Let’s take all this into account and upgrade my_loss and my_egrad.

def my_loss(tt, y, idx, sample_weight, normalize, my_kwarg=1e-4, **kwargs):
    if sample_weight is None:
        sample_weight = 1.0

    prediction = tt.gather(idx)
    loss_mse = np.sum(((prediction - y) * sample_weight) ** 2)
    loss_l2 = np.linalg.norm(prediction) ** 2
    loss = loss_mse + my_kwarg * loss_l2

    if normalize:
        loss /= len(y)
    return loss


def my_egrad(tt, y, idx, sample_weight, normalize, my_kwarg=1e-4, **kwargs):
    if sample_weight is None:
        sample_weight = 1.0

    prediction = tt.gather(idx)
    loss_mse = np.sum(((prediction - y) * sample_weight) ** 2)
    loss_l2 = np.linalg.norm(prediction) ** 2
    loss = loss_mse + my_kwarg * loss_l2

    egrad_mse = 2 * (prediction - y) * sample_weight
    egrad_l2 = 2 * np.abs(prediction)
    egrad = egrad_mse + my_kwarg * egrad_l2

    if normalize:
        loss /= len(y)
        egrad /= len(y)
    return loss, egrad


tt_opt._loss_func_dict["my_task"] = my_loss
tt_opt._egrad_func_dict["my_task"] = my_egrad

And finally let’s test this function out:

# Create a dummy problem
dims = (5, 4, 5, 10)
N = 10000
idx = np.stack([np.random.choice(d, size=N) for d in dims], axis=1)
y = np.exp(np.sum(idx, axis=1) / 10)

# Initialize random tensor train with rank 3
tt = TensorTrain.random(dims, 3)

optim = TensorTrainLineSearch(
    tt, y, idx, task="my_task", task_kwargs={"my_kwarg": 1e-3}
)

losses = []
grads = []
stepsizes = []
for i in range(20):
    loss, grad, stepsize = optim.step()
    losses.append(loss)
    grads.append(-grad)
    stepsizes.append(stepsize)

# Plot the results
plt.figure(figsize=(14, 4))
plt.subplot(1, 3, 1)
plt.title("Loss")
plt.yscale("log")
plt.plot(losses)
plt.subplot(1, 3, 2)
plt.title("Gradients")
plt.plot(grads)
plt.yscale("log")
plt.subplot(1, 3, 3)
plt.title("Stepsize")
plt.plot(stepsizes)
plt.show()

Verifying gradients are correct

After writing our new loss function, we want to verify the gradients are computed correctly. A very useful tool for this is to plot the line search function. At each point along the line search we can also compute the derivatives, and check that the Riemannian derivatives are the same as derivatives obtained through finite difference methods. For these debugging purposes we can use TensorTrainLineSearch.plot_linesearch(). Let’s do this for the loss/egrad functions we wrote above.
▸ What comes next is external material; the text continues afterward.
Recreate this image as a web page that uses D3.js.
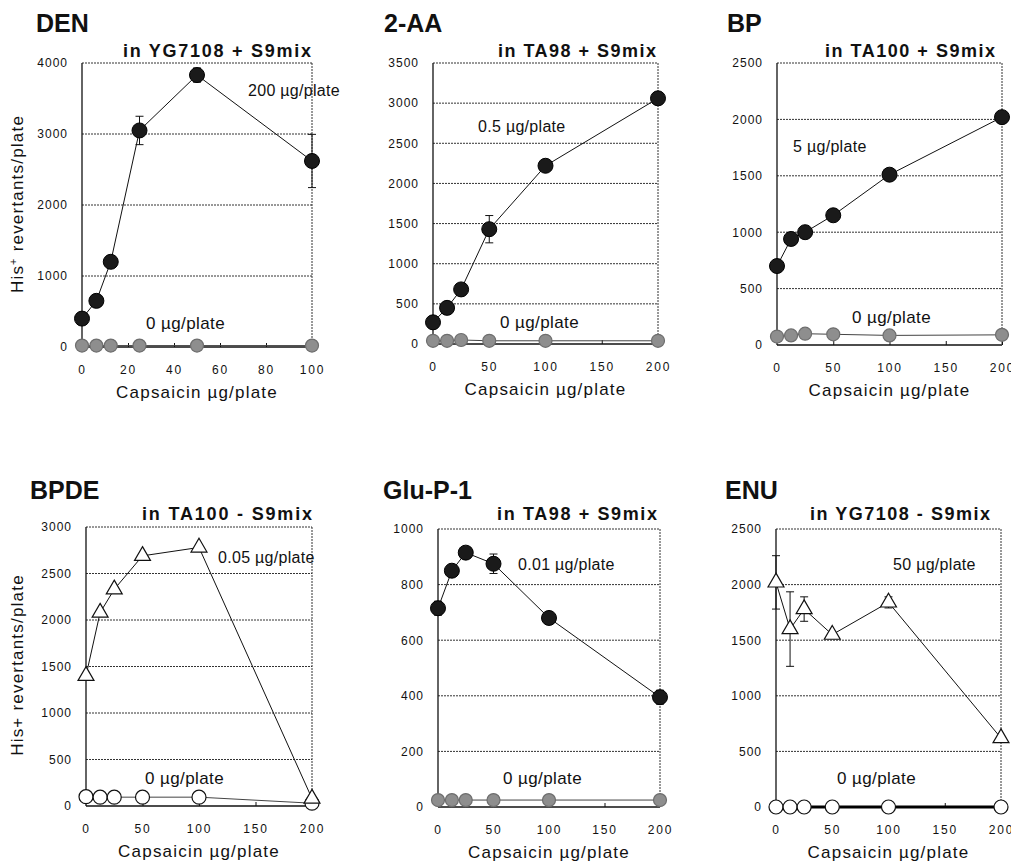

It is very easy to make mistakes when defining the gradient egrad function, so we strongly recommend to always do this!

tt = TensorTrain.random(dims, 3)

optim = TensorTrainLineSearch(
    tt, y, idx, task="my_task", task_kwargs={"my_kwarg": 1e-3}
)

stepsizes, losses, gradients = optim.plot_linesearch(plot_points=100)

plt.figure(figsize=(12,4))
plt.subplot(1,2,1)
plt.title("Line search losses")
plt.plot(stepsizes, losses)

plt.subplot(1,2,2)
plt.title("Line search gradients")
plt.plot(stepsizes, gradients, label="Computed gradients")

# compute finite differences gradients
diffs = np.diff(losses)/np.diff(stepsizes)
diff_stepsizes = 0.5*stepsizes[:-1]+0.5*stepsizes[1:]
plt.plot(diff_stepsizes, diffs, label="Finite differences")
plt.legend()
plt.show()

We see that the gradients computed by the line search optimizer and the ones computed using finite differences correspond relatively well (except for a strange peak, probably due to numerical errors). Note that it is normal that they are not precisely the same; this is due to numerical errors on the one hand. For larger step sizes we often see a more significant divergence. This is because we use a retraction instead of a geodesic flow. These two tend to differ more for larger step sizes/gradient norms, and in regions where the manifold is more highly curved.